Semi-Daily Journal Archive

The Blogspot archive of the weblog of J. Bradford DeLong, Professor of Economics and Chair of the PEIS major at U.C. Berkeley, a Research Associate of the National Bureau of Economic Research, and former Deputy Assistant Secretary of the U.S. Treasury.

Thursday, February 09, 2006

Yet Another Thing to Add to the Travel Bag

Ah. Yet another thing to add to the travel bag. From tidbits.com:

Adam wrote from the friendly skies...

Hmm. Maybe I should start traveling with a power strip purely so I can use - and then share with my fellow power-hungry travelers - any outlet I can find.

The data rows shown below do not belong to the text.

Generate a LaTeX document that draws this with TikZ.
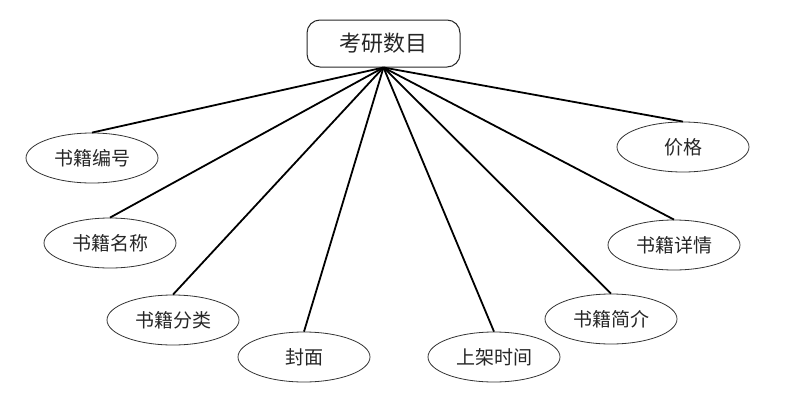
\documentclass[tikz,border=0pt]{standalone}
\usepackage{fontspec}
\newfontfamily\cjk{Noto Sans CJK SC}
\usetikzlibrary{shapes.geometric}

\begin{document}
\begin{tikzpicture}[
    x=1pt, y=-1pt,
    entity/.style={rectangle, draw=black!85, line width=1pt, rounded corners=13pt,
                minimum width=153pt, minimum height=47pt,
                font=\cjk\fontsize{22}{26}\selectfont, text=black!85},
    attr/.style={ellipse, draw=black!80, line width=0.8pt,
                minimum width=132pt, minimum height=50pt, inner sep=0pt,
                font=\cjk\fontsize{19}{23}\selectfont, text=black!85},
    link/.style={line width=1.8pt, black}
]
\useasboundingbox (0,0) rectangle (797,407);

\node[entity] (kaoyan) at (383.5,43.5) {考研数目};

\node[attr] (bianhao) at (92,158)  {书籍编号};
\node[attr] (mingcheng) at (110,243) {书籍名称};
\node[attr] (fenlei)  at (173,320) {书籍分类};
\node[attr] (fengmian) at (304,357) {封面};
\node[attr] (shangjia) at (494,357) {上架时间};
\node[attr] (jianjie) at (611,319) {书籍简介};
\node[attr] (xiangqing) at (674,245) {书籍详情};
\node[attr] (jiage)   at (683,147) {价格};

\foreach \n in {bianhao, mingcheng, fenlei, fengmian, shangjia, jianjie, xiangqing, jiage}
    \draw[link] (kaoyan.south) -- (\n.north);
\end{tikzpicture}
\end{document}
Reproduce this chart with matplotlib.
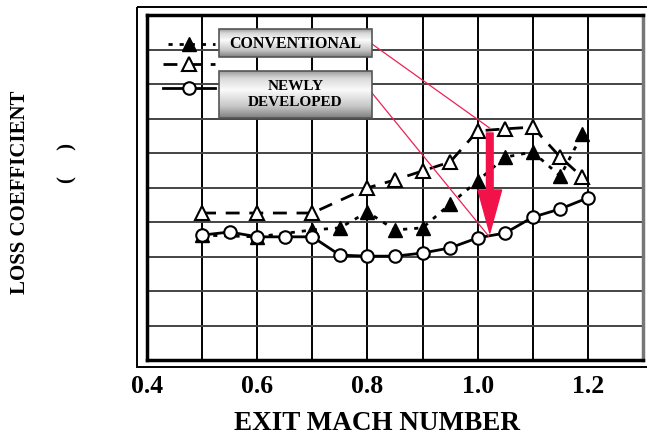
import numpy as np
import matplotlib
matplotlib.use("Agg")
import matplotlib.pyplot as plt
from matplotlib.patches import Rectangle, ConnectionPatch

# ---- data ----
mach_conv = [0.5, 0.6, 0.7, 0.75, 0.8, 0.85, 0.9, 0.95, 1.0, 1.05, 1.1, 1.15, 1.19]
loss_conv_filled = [3.62, 3.57, 3.77, 3.83, 4.29, 3.77, 3.83, 4.52, 5.19, 5.88, 6.03, 5.33, 6.55]

mach_conv_open = [0.5, 0.6, 0.7, 0.8, 0.85, 0.9, 0.95, 1.0, 1.05, 1.1, 1.15, 1.19]
loss_conv_open = [4.26, 4.26, 4.26, 4.99, 5.22, 5.48, 5.74, 6.64, 6.70, 6.75, 5.88, 5.30]

mach_new = [0.5, 0.55, 0.6, 0.65, 0.7, 0.75, 0.8, 0.85, 0.9, 0.95, 1.0, 1.05, 1.1, 1.15, 1.2]
loss_new = [3.62, 3.71, 3.57, 3.57, 3.57, 3.04, 3.01, 3.01, 3.10, 3.25, 3.54, 3.68, 4.14, 4.38, 4.70]

x_ticks = [0.4, 0.6, 0.8, 1.0, 1.2]
x_ticklabels = ["0.4", "0.6", "0.8", "1.0", "1.2"]

arrow_x = 1.022
arrow_from = 6.58
arrow_to = 3.68

W, H = 647, 441
fig = plt.figure(figsize=(W / 100, H / 100), dpi=100)
serif = "Liberation Serif"

# main axes
L, R, T, B = 147, 643, 15, 360
ax = fig.add_axes([L / W, 1 - B / H, (R - L) / W, (B - T) / H])
ax.set_xlim(0.4, 1.3)
ax.set_ylim(0, 10)
for v in np.arange(0.5, 1.25, 0.1):
    ax.axvline(v, color="black", lw=1.4, zorder=1)
for v in range(1, 10):
    ax.axhline(v, color="#444444", lw=1.4, zorder=1)
for s in ax.spines.values():
    s.set_linewidth(2.5)
    s.set_color("black")
ax.spines["right"].set_color("#777777")
ax.set_yticks([])
ax.set_xticks(x_ticks)
ax.set_xticklabels(x_ticklabels, fontfamily=serif, fontweight="bold", fontsize=18.5)
ax.tick_params(axis="x", length=0, pad=11)

ax.plot(mach_conv, loss_conv_filled, color="black", lw=2, ls=(0, (1.5, 2.5)),
        marker="^", ms=10, mfc="black", mec="black", zorder=3)
ax.plot(mach_conv_open, loss_conv_open, color="black", lw=2, ls=(0, (5, 3.5)),
        marker="^", ms=10, mfc="white", mec="black", mew=1.5, zorder=3)
ax.plot(mach_new, loss_new, color="black", lw=2, ls="-",
        marker="o", ms=9, mfc="white", mec="black", mew=1.5, zorder=4)

ax.annotate("", xy=(arrow_x, arrow_to), xytext=(arrow_x, arrow_from),
            arrowprops=dict(arrowstyle="simple,head_length=3.1,head_width=1.7,tail_width=0.48",
                            color="#f2124a", mutation_scale=10, shrinkA=0, shrinkB=0),
            zorder=6)

# overlay in pixel coordinates
ov = fig.add_axes([0, 0, 1, 1], zorder=5)
ov.set_xlim(0, W)
ov.set_ylim(H, 0)
ov.axis("off")
ov.patch.set_alpha(0)

# outer frame
ov.add_patch(Rectangle((137, 7), 520, 360, fill=False, lw=1.4, ec="black"))

# legend samples
ov.plot([168, 215], [44, 44], color="black", lw=2, ls=(0, (1.5, 2.5)))
ov.plot([189], [44], marker="^", ms=10, mfc="black", mec="black", ls="none")
ov.plot([163, 215], [64, 64], color="black", lw=2, ls=(0, (5, 3.5)))
ov.plot([189], [64], marker="^", ms=10, mfc="white", mec="black", mew=1.5, ls="none")
ov.plot([163, 215], [88, 88], color="black", lw=2, ls="-")
ov.plot([189], [88], marker="o", ms=9, mfc="white", mec="black", mew=1.5, ls="none")

# gradient boxes
def metal_box(x0, y0, x1, y1):
    n = 64
    t = np.linspace(0, 1, n)
    g = np.interp(t, [0, 0.15, 0.4, 0.75, 1.0], [0.62, 0.85, 0.98, 0.78, 0.5])
    img = np.repeat(g[:, None], 2, axis=1)
    ov.imshow(img, cmap="gray", vmin=0, vmax=1, extent=(x0, x1, y1, y0),
              aspect="auto", interpolation="bilinear", zorder=2)
    ov.add_patch(Rectangle((x0, y0), x1 - x0, y1 - y0, fill=False, ec="#555555", lw=1.2, zorder=3))

metal_box(219, 29, 372, 57)
metal_box(219, 71, 372, 118)
ov.set_xlim(0, W)
ov.set_ylim(H, 0)
ov.text(295.5, 43.5, "CONVENTIONAL", ha="center", va="center", fontfamily=serif,
        fontweight="bold", fontsize=11.5, zorder=4)
ov.text(295.5, 94.5, "NEWLY\nDEVELOPED", ha="center", va="center", fontfamily=serif,
        fontweight="bold", fontsize=11, linespacing=1.25, zorder=4)

# connector lines
for (px, py), (dx, dy) in [((372, 44), (1.022, 6.72)), ((372, 93), (1.020, 3.59))]:
    cp = ConnectionPatch(xyA=(px, py), coordsA=ov.transData, xyB=(dx, dy), coordsB=ax.transData,
                         color="#ee2255", lw=0.9, zorder=5)
    fig.add_artist(cp)

# axis titles
fig.text(377 / W, 1 - 424 / H, "EXIT MACH NUMBER", ha="center", va="center",
         fontfamily=serif, fontweight="bold", fontsize=19.5)
fig.text(20 / W, 1 - 192 / H, "LOSS COEFFICIENT", ha="center", va="center", rotation=90,
         fontfamily=serif, fontweight="bold", fontsize=15)
fig.text(67 / W, 1 - 163 / H, "(     )", ha="center", va="center", rotation=90,
         fontfamily=serif, fontweight="bold", fontsize=15)

fig.savefig("out.png", dpi=100)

If I'm arrested for theft of services, promise you'll all send me cookies in prison.

I started carrying an extension cord with multiple connections after one airport experience in which another traveler got snotty about needing BOTH plugs at an outlet.

But it's a two-prong extension cord, which I realized was a problem on my last trip, since I fairly recently started using the PowerBook's adapter with the three-prong cord attached, instead of the little two-prong block. Guess I should start carrying the two-prong block for emergencies.

A small grounded power strip would be a good idea; I think we have some of those at work. But I should keep the extension cord in my bag for the occasions when I happen upon a two-prong outlet.

Much of the problem is that most airports were designed 10-50 years ago with the power needs of the occasional vacuum cleaner in mind, not the relatively recent explosion of recharging needs of the traveling public. Most of the gate areas of the airport buildings are little more than metal and glass walls, so there's no place to add an outlet, and no wiring in the relevant places to add it to. Retrofitting them would be a non-trivial task, but as new facilities are built and old ones are renovated, there are almost always more outlets being added.